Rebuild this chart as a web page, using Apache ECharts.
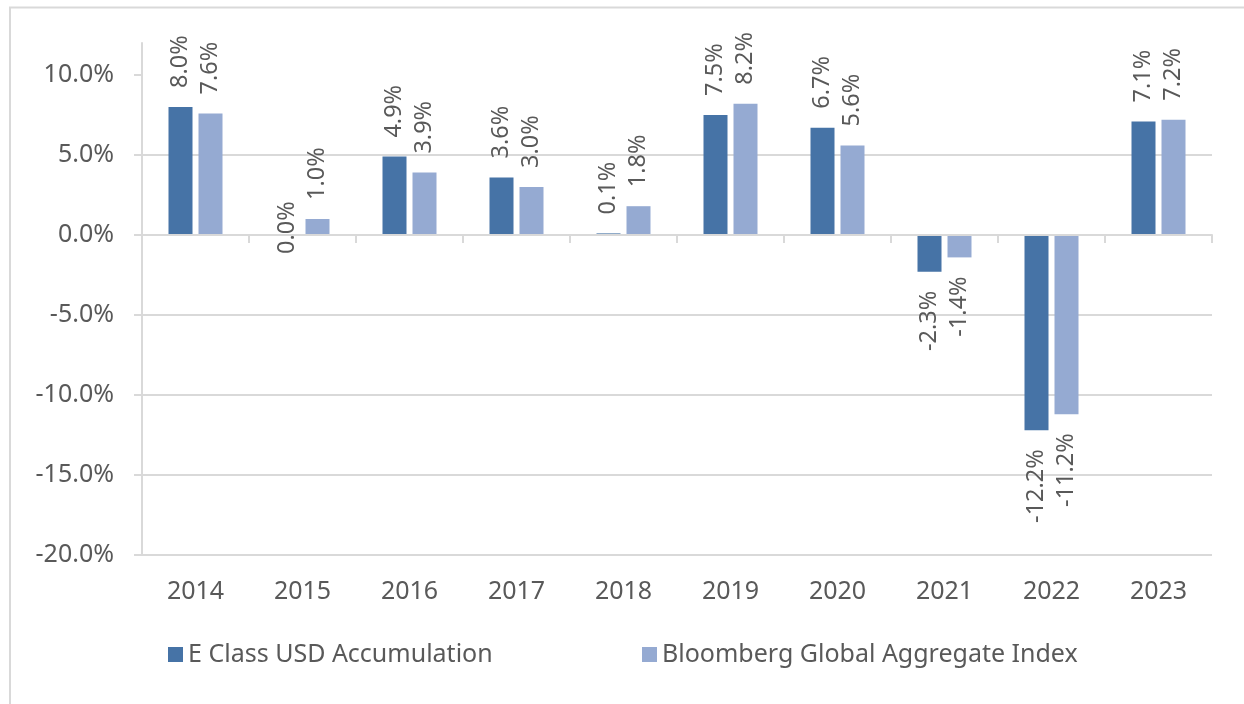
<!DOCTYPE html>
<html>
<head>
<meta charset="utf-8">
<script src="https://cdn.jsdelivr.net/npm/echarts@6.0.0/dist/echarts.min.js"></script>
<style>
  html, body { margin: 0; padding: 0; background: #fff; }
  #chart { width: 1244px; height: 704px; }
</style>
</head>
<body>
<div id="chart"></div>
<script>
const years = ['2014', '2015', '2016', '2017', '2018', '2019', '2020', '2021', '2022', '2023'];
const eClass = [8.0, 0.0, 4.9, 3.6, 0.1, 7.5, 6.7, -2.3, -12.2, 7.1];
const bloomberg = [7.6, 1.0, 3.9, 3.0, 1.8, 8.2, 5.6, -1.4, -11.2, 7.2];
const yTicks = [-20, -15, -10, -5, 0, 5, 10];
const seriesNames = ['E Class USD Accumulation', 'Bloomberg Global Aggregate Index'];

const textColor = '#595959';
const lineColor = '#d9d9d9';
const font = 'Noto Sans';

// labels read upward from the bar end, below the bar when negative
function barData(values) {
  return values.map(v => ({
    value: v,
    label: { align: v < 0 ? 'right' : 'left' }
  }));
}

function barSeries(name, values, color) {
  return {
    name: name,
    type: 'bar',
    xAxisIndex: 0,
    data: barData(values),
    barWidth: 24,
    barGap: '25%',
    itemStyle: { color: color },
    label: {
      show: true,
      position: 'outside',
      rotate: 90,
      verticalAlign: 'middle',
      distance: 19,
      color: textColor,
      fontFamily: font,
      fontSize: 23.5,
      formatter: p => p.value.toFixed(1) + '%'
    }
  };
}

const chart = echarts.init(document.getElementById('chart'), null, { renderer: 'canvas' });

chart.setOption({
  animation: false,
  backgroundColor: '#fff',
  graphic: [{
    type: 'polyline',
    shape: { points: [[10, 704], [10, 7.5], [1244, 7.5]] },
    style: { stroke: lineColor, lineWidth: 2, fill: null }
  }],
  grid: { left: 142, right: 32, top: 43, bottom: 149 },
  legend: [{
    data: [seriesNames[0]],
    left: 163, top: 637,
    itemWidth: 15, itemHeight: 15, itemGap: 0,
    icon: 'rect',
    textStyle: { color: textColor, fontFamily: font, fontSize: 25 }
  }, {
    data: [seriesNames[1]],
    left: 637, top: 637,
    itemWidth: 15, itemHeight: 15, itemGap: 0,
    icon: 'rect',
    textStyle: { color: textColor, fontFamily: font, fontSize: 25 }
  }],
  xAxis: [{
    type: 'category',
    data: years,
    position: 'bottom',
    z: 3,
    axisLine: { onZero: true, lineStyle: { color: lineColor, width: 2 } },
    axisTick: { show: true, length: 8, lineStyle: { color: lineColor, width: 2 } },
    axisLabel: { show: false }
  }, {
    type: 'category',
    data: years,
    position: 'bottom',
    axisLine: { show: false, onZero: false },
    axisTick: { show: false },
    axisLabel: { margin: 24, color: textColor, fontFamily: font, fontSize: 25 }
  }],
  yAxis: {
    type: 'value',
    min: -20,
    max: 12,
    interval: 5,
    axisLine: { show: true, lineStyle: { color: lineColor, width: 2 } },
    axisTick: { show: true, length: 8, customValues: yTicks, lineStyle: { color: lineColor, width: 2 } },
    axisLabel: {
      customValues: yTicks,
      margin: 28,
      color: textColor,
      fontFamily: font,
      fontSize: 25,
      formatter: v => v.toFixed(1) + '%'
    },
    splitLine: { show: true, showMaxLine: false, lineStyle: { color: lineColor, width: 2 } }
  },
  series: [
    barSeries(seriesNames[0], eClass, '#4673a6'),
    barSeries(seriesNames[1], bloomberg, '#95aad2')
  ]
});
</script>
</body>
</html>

▸ Stated exercise
Without the images, write out each line of the data verbatim.

▸ Final result
Rebuild this chart as a web page, using Apache ECharts.
<!DOCTYPE html>
<html>
<head>
<meta charset="utf-8">
<script src="https://cdn.jsdelivr.net/npm/echarts@6.0.0/dist/echarts.min.js"></script>
<style>
  html, body { margin: 0; padding: 0; background: #fff; }
  #chart { width: 1244px; height: 704px; }
</style>
</head>
<body>
<div id="chart"></div>
<script>
const years = ['2014', '2015', '2016', '2017', '2018', '2019', '2020', '2021', '2022', '2023'];
const eClass = [8.0, 0.0, 4.9, 3.6, 0.1, 7.5, 6.7, -2.3, -12.2, 7.1];
const bloomberg = [7.6, 1.0, 3.9, 3.0, 1.8, 8.2, 5.6, -1.4, -11.2, 7.2];
const yTicks = [-20, -15, -10, -5, 0, 5, 10];
const seriesNames = ['E Class USD Accumulation', 'Bloomberg Global Aggregate Index'];

const textColor = '#595959';
const lineColor = '#d9d9d9';
const font = 'Noto Sans';

// labels read upward from the bar end, below the bar when negative
function barData(values) {
  return values.map(v => ({
    value: v,
    label: { align: v < 0 ? 'right' : 'left' }
  }));
}

function barSeries(name, values, color) {
  return {
    name: name,
    type: 'bar',
    xAxisIndex: 0,
    data: barData(values),
    barWidth: 24,
    barGap: '25%',
    itemStyle: { color: color },
    label: {
      show: true,
      position: 'outside',
      rotate: 90,
      verticalAlign: 'middle',
      distance: 19,
      color: textColor,
      fontFamily: font,
      fontSize: 23.5,
      formatter: p => p.value.toFixed(1) + '%'
    }
  };
}

const chart = echarts.init(document.getElementById('chart'), null, { renderer: 'canvas' });

chart.setOption({
  animation: false,
  backgroundColor: '#fff',
  graphic: [{
    type: 'polyline',
    shape: { points: [[10, 704], [10, 7.5], [1244, 7.5]] },
    style: { stroke: lineColor, lineWidth: 2, fill: null }
  }],
  grid: { left: 142, right: 32, top: 43, bottom: 149 },
  legend: [{
    data: [seriesNames[0]],
    left: 163, top: 637,
    itemWidth: 15, itemHeight: 15, itemGap: 0,
    icon: 'rect',
    textStyle: { color: textColor, fontFamily: font, fontSize: 25 }
  }, {
    data: [seriesNames[1]],
    left: 637, top: 637,
    itemWidth: 15, itemHeight: 15, itemGap: 0,
    icon: 'rect',
    textStyle: { color: textColor, fontFamily: font, fontSize: 25 }
  }],
  xAxis: [{
    type: 'category',
    data: years,
    position: 'bottom',
    z: 3,
    axisLine: { onZero: true, lineStyle: { color: lineColor, width: 2 } },
    axisTick: { show: true, length: 8, lineStyle: { color: lineColor, width: 2 } },
    axisLabel: { show: false }
  }, {
    type: 'category',
    data: years,
    position: 'bottom',
    axisLine: { show: false, onZero: false },
    axisTick: { show: false },
    axisLabel: { margin: 24, color: textColor, fontFamily: font, fontSize: 25 }
  }],
  yAxis: {
    type: 'value',
    min: -20,
    max: 12,
    interval: 5,
    axisLine: { show: true, lineStyle: { color: lineColor, width: 2 } },
    axisTick: { show: true, length: 8, customValues: yTicks, lineStyle: { color: lineColor, width: 2 } },
    axisLabel: {
      customValues: yTicks,
      margin: 28,
      color: textColor,
      fontFamily: font,
      fontSize: 25,
      formatter: v => v.toFixed(1) + '%'
    },
    splitLine: { show: true, showMaxLine: false, lineStyle: { color: lineColor, width: 2 } }
  },
  series: [
    barSeries(seriesNames[0], eClass, '#4673a6'),
    barSeries(seriesNames[1], bloomberg, '#95aad2')
  ]
});
</script>
</body>
</html>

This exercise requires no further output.